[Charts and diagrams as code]
**********

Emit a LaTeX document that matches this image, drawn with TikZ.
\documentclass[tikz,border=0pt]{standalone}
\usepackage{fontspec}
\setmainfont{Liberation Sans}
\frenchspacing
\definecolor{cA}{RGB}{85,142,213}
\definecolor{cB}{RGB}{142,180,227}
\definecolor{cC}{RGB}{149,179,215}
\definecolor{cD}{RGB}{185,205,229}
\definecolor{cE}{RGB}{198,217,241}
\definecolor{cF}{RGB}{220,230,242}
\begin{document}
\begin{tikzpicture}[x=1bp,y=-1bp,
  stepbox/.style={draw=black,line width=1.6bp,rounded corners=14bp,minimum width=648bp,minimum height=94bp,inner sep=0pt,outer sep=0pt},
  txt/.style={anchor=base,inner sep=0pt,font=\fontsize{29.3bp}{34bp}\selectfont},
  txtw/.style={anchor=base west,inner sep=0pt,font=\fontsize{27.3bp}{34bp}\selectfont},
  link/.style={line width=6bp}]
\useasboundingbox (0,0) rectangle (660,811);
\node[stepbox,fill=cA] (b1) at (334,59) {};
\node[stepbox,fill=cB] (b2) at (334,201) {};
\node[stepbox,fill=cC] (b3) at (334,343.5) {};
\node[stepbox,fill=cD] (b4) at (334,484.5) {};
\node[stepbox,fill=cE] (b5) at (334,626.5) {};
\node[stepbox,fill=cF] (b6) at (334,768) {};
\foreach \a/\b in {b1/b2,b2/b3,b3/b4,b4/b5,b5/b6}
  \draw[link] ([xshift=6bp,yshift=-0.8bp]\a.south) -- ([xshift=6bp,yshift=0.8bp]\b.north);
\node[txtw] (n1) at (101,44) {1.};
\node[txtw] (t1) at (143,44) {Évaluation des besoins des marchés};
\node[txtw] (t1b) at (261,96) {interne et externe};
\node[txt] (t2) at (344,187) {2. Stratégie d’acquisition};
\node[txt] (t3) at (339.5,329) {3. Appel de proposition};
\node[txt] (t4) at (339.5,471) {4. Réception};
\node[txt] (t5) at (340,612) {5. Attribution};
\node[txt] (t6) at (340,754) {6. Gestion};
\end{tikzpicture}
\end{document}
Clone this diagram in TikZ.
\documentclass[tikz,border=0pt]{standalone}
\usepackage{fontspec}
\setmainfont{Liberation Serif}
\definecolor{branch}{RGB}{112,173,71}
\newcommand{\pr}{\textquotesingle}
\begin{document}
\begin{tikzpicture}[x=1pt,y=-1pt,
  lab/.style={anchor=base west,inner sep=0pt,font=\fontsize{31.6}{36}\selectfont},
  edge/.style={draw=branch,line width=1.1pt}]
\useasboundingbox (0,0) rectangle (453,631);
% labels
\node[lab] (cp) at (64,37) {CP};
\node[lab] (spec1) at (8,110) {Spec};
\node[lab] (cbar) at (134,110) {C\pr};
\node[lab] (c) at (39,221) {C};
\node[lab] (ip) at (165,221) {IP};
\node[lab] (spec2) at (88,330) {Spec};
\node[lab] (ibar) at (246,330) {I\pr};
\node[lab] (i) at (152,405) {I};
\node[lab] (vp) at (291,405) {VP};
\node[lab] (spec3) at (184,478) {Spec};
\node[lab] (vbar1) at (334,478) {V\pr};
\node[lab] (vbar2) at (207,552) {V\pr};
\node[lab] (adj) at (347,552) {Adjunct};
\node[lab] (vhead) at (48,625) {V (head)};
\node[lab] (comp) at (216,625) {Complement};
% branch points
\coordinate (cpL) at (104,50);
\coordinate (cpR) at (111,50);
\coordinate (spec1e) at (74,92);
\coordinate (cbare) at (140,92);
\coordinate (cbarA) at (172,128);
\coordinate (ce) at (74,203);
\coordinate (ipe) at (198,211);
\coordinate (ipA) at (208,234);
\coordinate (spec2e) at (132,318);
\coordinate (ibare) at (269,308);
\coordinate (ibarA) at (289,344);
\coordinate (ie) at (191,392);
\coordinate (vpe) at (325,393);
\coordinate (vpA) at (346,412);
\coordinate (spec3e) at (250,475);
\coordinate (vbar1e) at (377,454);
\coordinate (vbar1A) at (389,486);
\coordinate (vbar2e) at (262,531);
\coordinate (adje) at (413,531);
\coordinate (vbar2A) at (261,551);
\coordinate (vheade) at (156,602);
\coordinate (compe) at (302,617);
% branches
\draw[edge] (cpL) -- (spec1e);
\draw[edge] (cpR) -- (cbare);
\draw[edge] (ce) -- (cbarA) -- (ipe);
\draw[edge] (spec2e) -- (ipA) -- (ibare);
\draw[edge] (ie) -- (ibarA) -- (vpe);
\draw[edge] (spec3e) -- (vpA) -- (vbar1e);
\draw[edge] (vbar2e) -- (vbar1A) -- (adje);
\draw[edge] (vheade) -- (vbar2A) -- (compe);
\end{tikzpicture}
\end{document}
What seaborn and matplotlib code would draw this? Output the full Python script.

**********

PROBLEM TO SOLVE:
Pick out the lines above that hold the string "this" and show them.

RIGHT ANSWER:
Emit a LaTeX document that matches this image, drawn with TikZ.
Clone this diagram in TikZ.
What seaborn and matplotlib code would draw this? Output the full Python script.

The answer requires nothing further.